In English-speaking physics classes, this is usually called the "Tennis Racket Theorem", because a tennis racket is a good example of a physical object with three widely separated moments of inertia. If you look in this video, you can see the 180 degree flip you describe taking place here on Earth. The interesting difference between Earth and space is that, on Earth, it is difficult to watch an object in free-fall for more than a second, so you only see a fraction of the orbits described in Marcos and Victor's answers; the video I link to looks like about half an orbit. In space, you can see the cycle happen several times.
There are tons of proofs of the tennis racket theorem online, here is one (Wayback Machine).
This question was also asked on physics.SE; the answer there linked to this nice paper.
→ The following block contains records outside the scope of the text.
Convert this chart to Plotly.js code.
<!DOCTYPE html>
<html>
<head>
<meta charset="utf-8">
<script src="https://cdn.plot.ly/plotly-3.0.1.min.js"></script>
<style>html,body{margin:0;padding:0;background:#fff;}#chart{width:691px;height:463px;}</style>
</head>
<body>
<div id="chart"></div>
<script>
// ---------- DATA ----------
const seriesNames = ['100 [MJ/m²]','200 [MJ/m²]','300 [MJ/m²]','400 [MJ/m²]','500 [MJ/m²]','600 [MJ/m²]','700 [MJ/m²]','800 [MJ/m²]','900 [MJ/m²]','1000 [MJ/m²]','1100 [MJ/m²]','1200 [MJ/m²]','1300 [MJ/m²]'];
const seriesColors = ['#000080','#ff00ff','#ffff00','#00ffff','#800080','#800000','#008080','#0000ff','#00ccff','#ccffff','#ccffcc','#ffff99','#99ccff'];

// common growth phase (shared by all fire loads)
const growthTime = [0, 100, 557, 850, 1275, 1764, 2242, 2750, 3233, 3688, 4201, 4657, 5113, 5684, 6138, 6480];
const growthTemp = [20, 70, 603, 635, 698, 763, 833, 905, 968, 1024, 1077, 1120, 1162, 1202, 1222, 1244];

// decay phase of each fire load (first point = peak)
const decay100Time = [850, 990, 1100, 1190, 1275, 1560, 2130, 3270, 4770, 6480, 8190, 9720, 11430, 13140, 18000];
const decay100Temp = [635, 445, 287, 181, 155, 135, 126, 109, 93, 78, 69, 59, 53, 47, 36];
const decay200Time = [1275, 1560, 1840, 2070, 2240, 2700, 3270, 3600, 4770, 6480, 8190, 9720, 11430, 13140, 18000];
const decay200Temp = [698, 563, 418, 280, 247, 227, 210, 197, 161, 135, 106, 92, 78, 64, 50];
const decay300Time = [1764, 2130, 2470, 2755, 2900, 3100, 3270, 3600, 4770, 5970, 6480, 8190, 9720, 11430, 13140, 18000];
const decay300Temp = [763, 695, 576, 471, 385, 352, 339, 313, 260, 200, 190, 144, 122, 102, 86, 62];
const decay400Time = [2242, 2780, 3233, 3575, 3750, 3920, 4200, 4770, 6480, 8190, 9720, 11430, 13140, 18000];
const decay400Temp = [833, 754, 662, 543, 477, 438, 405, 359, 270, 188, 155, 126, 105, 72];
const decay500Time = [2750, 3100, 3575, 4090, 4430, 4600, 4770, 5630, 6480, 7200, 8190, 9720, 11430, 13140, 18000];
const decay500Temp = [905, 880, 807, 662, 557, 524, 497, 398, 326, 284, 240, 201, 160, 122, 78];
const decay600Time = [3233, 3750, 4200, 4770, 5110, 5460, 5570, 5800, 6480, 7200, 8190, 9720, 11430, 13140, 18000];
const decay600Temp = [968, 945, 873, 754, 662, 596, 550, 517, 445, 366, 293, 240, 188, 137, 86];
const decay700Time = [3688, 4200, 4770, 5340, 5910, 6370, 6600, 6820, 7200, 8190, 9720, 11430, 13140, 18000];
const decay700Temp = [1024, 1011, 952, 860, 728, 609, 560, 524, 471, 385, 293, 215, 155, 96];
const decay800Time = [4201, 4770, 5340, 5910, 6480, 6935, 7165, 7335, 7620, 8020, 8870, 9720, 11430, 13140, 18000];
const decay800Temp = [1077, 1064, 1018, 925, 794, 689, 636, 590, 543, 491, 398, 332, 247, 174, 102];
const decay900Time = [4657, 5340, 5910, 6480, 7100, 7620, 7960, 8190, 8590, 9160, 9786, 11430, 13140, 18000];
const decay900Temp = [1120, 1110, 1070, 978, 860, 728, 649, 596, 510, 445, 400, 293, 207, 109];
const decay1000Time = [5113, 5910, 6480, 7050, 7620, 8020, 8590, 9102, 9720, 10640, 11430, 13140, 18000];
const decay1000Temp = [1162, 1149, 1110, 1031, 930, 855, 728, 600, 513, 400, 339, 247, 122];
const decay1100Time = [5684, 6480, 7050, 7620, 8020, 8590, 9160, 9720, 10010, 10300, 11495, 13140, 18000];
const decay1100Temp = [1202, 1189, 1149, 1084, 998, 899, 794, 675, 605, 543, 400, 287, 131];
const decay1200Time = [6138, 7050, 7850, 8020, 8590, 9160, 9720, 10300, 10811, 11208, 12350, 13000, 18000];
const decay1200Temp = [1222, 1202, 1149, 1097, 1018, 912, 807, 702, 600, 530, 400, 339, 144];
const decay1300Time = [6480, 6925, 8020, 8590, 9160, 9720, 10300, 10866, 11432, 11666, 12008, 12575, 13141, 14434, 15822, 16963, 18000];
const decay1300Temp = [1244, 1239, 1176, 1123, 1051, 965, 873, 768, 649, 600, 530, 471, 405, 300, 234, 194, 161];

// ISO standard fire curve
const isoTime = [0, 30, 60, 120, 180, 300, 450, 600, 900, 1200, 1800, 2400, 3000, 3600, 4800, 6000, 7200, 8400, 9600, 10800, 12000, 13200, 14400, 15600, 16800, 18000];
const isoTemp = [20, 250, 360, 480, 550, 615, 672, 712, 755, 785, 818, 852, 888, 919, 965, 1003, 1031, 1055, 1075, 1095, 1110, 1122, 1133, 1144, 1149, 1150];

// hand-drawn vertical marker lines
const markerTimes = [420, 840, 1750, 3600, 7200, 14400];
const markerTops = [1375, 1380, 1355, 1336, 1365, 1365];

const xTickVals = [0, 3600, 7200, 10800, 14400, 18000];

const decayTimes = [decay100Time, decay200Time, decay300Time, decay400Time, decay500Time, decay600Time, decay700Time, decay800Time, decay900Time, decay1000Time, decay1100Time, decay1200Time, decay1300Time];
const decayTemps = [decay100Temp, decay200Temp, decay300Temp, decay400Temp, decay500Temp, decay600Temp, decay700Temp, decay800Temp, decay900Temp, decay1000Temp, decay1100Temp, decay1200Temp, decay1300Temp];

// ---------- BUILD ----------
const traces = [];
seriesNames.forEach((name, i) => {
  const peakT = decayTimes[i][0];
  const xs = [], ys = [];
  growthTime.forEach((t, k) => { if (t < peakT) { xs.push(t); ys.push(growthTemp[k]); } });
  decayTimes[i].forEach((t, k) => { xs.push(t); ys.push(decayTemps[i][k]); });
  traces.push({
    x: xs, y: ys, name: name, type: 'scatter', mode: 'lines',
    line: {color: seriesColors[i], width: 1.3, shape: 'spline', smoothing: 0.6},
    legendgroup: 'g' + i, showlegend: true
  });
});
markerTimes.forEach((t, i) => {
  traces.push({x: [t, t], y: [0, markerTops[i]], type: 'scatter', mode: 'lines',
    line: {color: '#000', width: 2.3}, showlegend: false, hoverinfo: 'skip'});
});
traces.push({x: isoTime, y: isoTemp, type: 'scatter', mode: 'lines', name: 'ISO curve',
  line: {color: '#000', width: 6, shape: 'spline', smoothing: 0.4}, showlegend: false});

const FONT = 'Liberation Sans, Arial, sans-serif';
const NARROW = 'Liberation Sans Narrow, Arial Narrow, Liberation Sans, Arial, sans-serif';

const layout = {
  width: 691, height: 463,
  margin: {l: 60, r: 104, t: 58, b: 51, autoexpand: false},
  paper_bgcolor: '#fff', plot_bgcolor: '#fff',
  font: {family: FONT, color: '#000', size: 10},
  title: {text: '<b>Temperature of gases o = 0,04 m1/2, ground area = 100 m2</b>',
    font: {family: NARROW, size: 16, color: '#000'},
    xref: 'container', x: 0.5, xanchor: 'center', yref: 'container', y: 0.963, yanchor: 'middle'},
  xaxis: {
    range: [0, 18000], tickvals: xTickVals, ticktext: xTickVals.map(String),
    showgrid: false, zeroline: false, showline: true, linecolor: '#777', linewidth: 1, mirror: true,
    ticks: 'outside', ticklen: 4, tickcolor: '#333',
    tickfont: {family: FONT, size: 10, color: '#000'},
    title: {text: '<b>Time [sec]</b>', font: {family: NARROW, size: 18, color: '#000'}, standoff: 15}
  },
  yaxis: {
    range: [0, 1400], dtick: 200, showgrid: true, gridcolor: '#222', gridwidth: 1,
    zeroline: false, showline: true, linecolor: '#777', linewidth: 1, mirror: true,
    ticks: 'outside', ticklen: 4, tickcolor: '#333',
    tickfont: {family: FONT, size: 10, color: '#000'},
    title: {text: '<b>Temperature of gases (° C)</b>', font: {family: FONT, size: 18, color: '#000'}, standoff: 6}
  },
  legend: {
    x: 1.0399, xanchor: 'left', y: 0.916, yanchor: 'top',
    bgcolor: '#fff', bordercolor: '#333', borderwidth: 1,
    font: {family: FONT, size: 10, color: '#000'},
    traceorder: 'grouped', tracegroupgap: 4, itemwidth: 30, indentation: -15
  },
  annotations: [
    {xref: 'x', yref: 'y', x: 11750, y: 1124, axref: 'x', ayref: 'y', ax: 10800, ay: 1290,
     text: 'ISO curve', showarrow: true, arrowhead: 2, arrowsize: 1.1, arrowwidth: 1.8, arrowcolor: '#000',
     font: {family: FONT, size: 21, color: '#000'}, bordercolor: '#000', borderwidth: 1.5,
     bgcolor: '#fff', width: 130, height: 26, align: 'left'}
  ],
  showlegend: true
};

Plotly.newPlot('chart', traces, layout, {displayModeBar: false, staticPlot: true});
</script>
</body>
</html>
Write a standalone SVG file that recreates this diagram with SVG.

Take a look at "Rigid Body Stability Theorem" in chapter 15 of Marsden and Ratiu's "Introduction to Mechanics and Symmetry", which basically states that in situations like the one in the video (where, judging by the shape of the rotating object, the principal moments of inertia are mutually distinct), rotation about the middle principal axis is unstable. While the angular momentum of the rigid body is constant in its spatial representation, it is nonconstant with respect to the body's frame. There is a figure following the aforementioned theorem which shows the flow lines for the angular momentum with respect to the body's frame. There are three pairs of antipodal fixed points corresponding to rotation exactly about the principal axes. The "long" and "short" axes' critical points are stable (in the sense of Liapunov), while the "middle" critical points are saddle points, and therefore unstable. Furthermore, there are flow lines coming arbitrarily close to both of the antipodal "middle" critical points. I believe the solutions associated with these flow lines are what you seek.